There are many artworks that depict St. John the Baptist in the wilderness. Many of them depict St. John the Baptist pointing up to Heaven, or pointing to a lamb right next to him, which is a reference of his famous words, “Behold, the Lamb of God.”
And that makes sense! After all, St. John the Baptist is also known as St. John the Forerunner. He preceded Christ! He was the last great prophet who foretold of Christ. He cried out in the desert so loudly that people heard his voice from their cities and came out to listen to them. After listening to him, many of them were baptized by him. Then, as soon as Christ came and began ministering, he pointed Christ out to his disciples, losing the following that he had so that Christ could be glorified.
So, there are many pictures of him depicted in the wilderness and pointing toward Christ in a subtle way.
However, out of all the pictures of St. John the Baptist in the wilderness, I think this one is one of my favorites:
He is surrounded by a lush wilderness that is quite more lush than he would have been surrounded by in the Holy Land. You can see ducks swimming in the river and a deer climbing on some of the cliffs overhanging In fact. The place reminds me more of some of the areas that I grew up near in California than it does of the images of the Holy Land. (Moretto da Brescia was Italian. And he typically depicted the wilderness with this sort of lush surrounding, judging by this artwork of Jesus in the wilderness.)
Yet, what I love about this artwork is the expression of longing on his face. His face is turned longingly toward the sky. There, in the sky hangs a yellow orb that looks like a sun. But, when you look closer at it, you can see a lamb in the brilliant orb shining brightly in the sky. And so, he is looking up at Heaven, looking at the Lamb of God from afar, and praying fervently for the God’s Kingdom to come.
It shows how wonderfully connected that St. John the Baptist was connected with God. Though he was in the desert alone for a long time, he still sought and developed a strong prayer life and connection with God. Though he was not with Jesus, he was still connected to God through the Holy Spirit, which directed every action of his.
And this picture beautifully portrays this.
This artwork is in my newest book, The Luminous Mystery, and this picture is actually that helped inspired me to develop the Introductory Prayers the way that you eventually see them in the actual books.
You see, when I prayed the Rosary, I tend to rush through the introductory prayers to get to the mysteries of the Rosary. Which I felt bad about… after all, the Rosary is not supposed to be rushed through.

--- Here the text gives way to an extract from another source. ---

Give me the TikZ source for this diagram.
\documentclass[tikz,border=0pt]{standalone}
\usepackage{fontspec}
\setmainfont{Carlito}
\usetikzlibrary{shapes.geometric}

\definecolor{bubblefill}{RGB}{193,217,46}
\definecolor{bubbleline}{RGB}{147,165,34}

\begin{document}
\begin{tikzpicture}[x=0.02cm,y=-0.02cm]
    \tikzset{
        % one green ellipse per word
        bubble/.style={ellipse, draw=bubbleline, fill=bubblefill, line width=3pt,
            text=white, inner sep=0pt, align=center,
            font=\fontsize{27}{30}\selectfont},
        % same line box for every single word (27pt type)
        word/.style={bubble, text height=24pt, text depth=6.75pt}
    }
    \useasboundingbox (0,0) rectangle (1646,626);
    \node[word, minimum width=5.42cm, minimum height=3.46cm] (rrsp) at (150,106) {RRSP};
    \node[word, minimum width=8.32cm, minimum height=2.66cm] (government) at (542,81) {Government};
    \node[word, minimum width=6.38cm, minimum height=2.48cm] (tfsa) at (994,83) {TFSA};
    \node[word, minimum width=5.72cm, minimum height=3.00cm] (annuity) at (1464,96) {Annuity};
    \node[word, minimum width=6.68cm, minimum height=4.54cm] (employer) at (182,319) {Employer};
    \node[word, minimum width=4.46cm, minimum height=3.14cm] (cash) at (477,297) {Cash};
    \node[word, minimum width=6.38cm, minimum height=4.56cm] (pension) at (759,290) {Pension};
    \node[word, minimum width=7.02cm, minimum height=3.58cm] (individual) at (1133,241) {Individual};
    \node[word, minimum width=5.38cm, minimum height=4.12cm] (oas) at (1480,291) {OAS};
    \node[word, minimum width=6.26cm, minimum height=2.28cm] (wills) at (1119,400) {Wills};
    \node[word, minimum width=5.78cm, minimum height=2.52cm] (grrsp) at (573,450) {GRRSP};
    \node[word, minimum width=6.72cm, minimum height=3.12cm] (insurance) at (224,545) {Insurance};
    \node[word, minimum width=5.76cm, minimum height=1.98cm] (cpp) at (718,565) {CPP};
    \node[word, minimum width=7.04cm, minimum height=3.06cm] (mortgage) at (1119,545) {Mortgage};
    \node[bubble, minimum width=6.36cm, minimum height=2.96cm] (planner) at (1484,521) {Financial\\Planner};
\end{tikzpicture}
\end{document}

So, when I first started developing these books, I wanted to make sure that I didn’t rush through the introductory prayers, and instead used the time of praying the introductory prayers to fully center myself in Christ and prepare myself for the first mystery.
And so, when I was contemplating the Luminous Mysteries, I was trying to think of a reverent way to do this. At first, I tried to put images of Jesus Christ as a young man, but when I prayed with those pictures, something felt off. After all, Jesus is not introduced like that in the gospel. He is not merely a man, but God, and it is through His ministry in which this becomes particularly evident. So, I didn’t want to put so much emphasis on Him being Man.

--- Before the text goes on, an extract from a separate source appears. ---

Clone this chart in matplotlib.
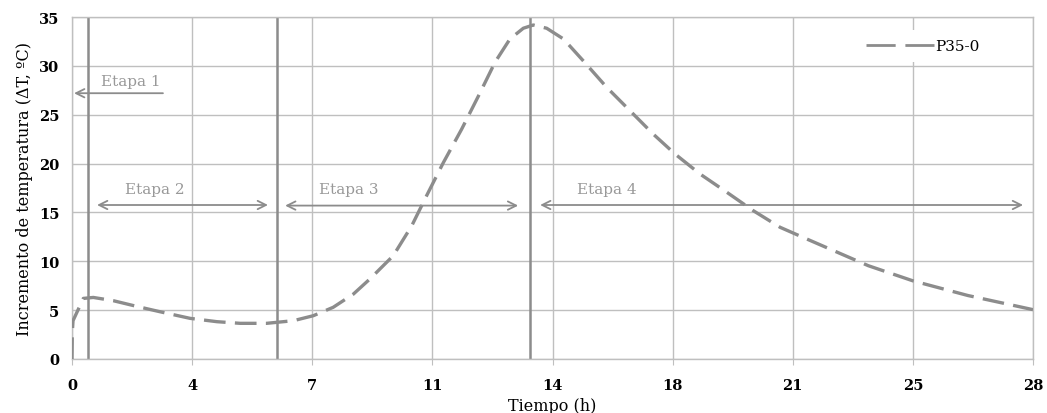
import matplotlib
matplotlib.use("Agg")
import matplotlib.pyplot as plt
from matplotlib.lines import Line2D

# Data
time_h = [0, 0.01, 0.03, 0.33, 0.62, 1.2, 1.88, 2.56, 3.44, 4.22, 4.9, 5.67, 6.45,
          7.03, 7.61, 8.2, 8.68, 9.36, 9.9, 10.33, 10.82, 11.35, 11.84, 12.33, 12.76,
          13.15, 13.44, 13.83, 14.32, 14.9, 15.58, 16.26, 16.94, 17.57, 18.3, 19.08,
          19.85, 20.63, 21.41, 23.2, 24.5, 26.1, 28]
delta_t = [0, 2.8, 3.92, 6.2, 6.3, 5.97, 5.39, 4.84, 4.16, 3.82, 3.65, 3.65, 3.92,
           4.43, 5.29, 6.65, 8.19, 10.57, 13.64, 16.7, 20.1, 23.5, 26.9, 30.4, 32.75,
           33.85, 34.18, 33.85, 32.75, 30.5, 27.8, 25.4, 23.0, 20.98, 18.93, 17.06,
           15.18, 13.48, 12.28, 9.55, 8.0, 6.5, 5.05]
series_name = "P35-0"
stage_bounds = [0.47, 5.97, 13.35]
x_ticks = [0, 3.5, 7, 10.5, 14, 17.5, 21, 24.5, 28]
x_tick_labels = ["0", "4", "7", "11", "14", "18", "21", "25", "28"]
y_ticks = [0, 5, 10, 15, 20, 25, 30, 35]

SERIF = ["DejaVu Serif"]
GRID = "#bfbfbf"
DARK = "#8c8c8c"

fig = plt.figure(figsize=(10.47, 4.14), dpi=100)
ax = fig.add_axes([72/1047, 1-360/414, (1033-72)/1047, (360-18)/414])
ax.set_xlim(0, 28)
ax.set_ylim(0, 35)

ax.set_xticks(x_ticks)
ax.set_xticklabels(x_tick_labels, family=SERIF, fontsize=10.5, fontweight="bold")
ax.set_yticks(y_ticks)
ax.set_yticklabels([str(v) for v in y_ticks], family=SERIF, fontsize=10.5, fontweight="bold")
ax.tick_params(axis="x", length=4, color=GRID, pad=10)
ax.tick_params(axis="y", length=0, pad=9)
ax.grid(True, color=GRID, linewidth=1.0)
ax.set_axisbelow(True)
for s in ax.spines.values():
    s.set_color(GRID)
    s.set_linewidth(1.0)

for xb in stage_bounds:
    ax.axvline(xb, color=DARK, linewidth=1.8, zorder=2)

line, = ax.plot(time_h, delta_t, color=DARK, linewidth=2.4, zorder=3,
                dashes=(6.5, 2.8), solid_capstyle="round", dash_capstyle="butt")

handle = Line2D([0], [0], color=DARK, linewidth=2.0, dashes=(10.5, 3.5))
leg = ax.legend([handle], [series_name], loc="upper right",
                bbox_to_anchor=(0.962, 0.985), handlelength=4.45, handletextpad=0.1,
                prop={"family": SERIF, "size": 11}, frameon=True, borderpad=0.6)
leg.get_frame().set_edgecolor("none")
leg.get_frame().set_facecolor("white")
leg.get_frame().set_alpha(1)

TXT = "#999999"
arrow_kw = dict(color=DARK, lw=1.3, shrinkA=0, shrinkB=0)
ax.annotate("", xy=(0.06, 27.2), xytext=(2.65, 27.2),
            arrowprops=dict(arrowstyle="->,head_length=0.6,head_width=0.3", **arrow_kw))
ax.text(1.72, 28.4, "Etapa 1", ha="center", va="center", color=TXT, family=SERIF, fontsize=11)

for (x0, x1, yv) in [(0.73, 5.71, 15.76), (6.21, 13.0, 15.7), (13.64, 27.71, 15.76)]:
    ax.annotate("", xy=(x1, yv), xytext=(x0, yv),
                arrowprops=dict(arrowstyle="<->,head_length=0.6,head_width=0.3", **arrow_kw))
ax.text(2.42, 17.4, "Etapa 2", ha="center", va="center", color=TXT, family=SERIF, fontsize=11)
ax.text(8.07, 17.4, "Etapa 3", ha="center", va="center", color=TXT, family=SERIF, fontsize=11)
ax.text(15.59, 17.4, "Etapa 4", ha="center", va="center", color=TXT, family=SERIF, fontsize=11)

ax.set_xlabel("Tiempo (h)", family=SERIF, fontsize=11.5, labelpad=3)
ax.set_ylabel("Incremento de temperatura (ΔT, ºC)", family=SERIF, fontsize=11.5, labelpad=4)

fig.savefig("out.png", dpi=100)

But… what would I put instead that would lead naturally into the first mystery, the Baptism of Christ?
And then, I remembered St. John the Baptist. He was the one who preceded our Lord. He was the one that preached the coming of the Messiah. Why not start with him?
And yet, I hesitated because the Rosary is not about St. John the Baptist.
And yet… this direction seemed like right direction to go.
So, I began researching artwork depicting of St. John the Baptist, at first with little success. While there were some good ones, many of the ones didn’t seem to point to Jesus Christ in the way that I hoped in a way that would naturally segue to the Baptism of Christ. And so I began to think that maybe I was going in the wrong direction.
Then, I saw this picture of St. John the Baptist praying, looking longingly to Heaven while the Lamb of God shone in Heaven. And I thought of my own longing when I started to pray earnestly to God. Of that desire to have God with me in a world that can seem so crazy and hectic. Of that moment of prayer in which I would occasionally get that glimpse of God, so to speak. Of that desire for Heaven over all.
Also, what better way to introduce the prayers of the Rosary with an image that spoke to our desire of that communion of God? That longing for the Messiah to come and transform our lives? That touch of God?
And what a beautiful way to introduce Christ! To start off with that longing of the Messiah, and then to start with the first mystery in which Christ is baptized and the Heavens open up and reveal the Holy Trinity in all its glory!
Tomorrow is the official release date of The Luminous Mysteries, which is a book that I’ve been working on for the last two years. When I first felt the tug in my heart to make these books, which pair a classic artwork with every prayer of the Rosary, it was when I was trying to pray the Luminous Mysteries with my daughter, then only two. So, in a way, this book release is especially sweet: this is truly the book that I wanted to have when I first started this project.
And now? It’s published.
So, once more, thank you from the bottom of my heart for supporting this project. It’s been such a wild ride, but really… it’s a dream come true. And I hope that this book helps you pray The Luminous Mysteries devoutly and helps you love Jesus Christ all the more.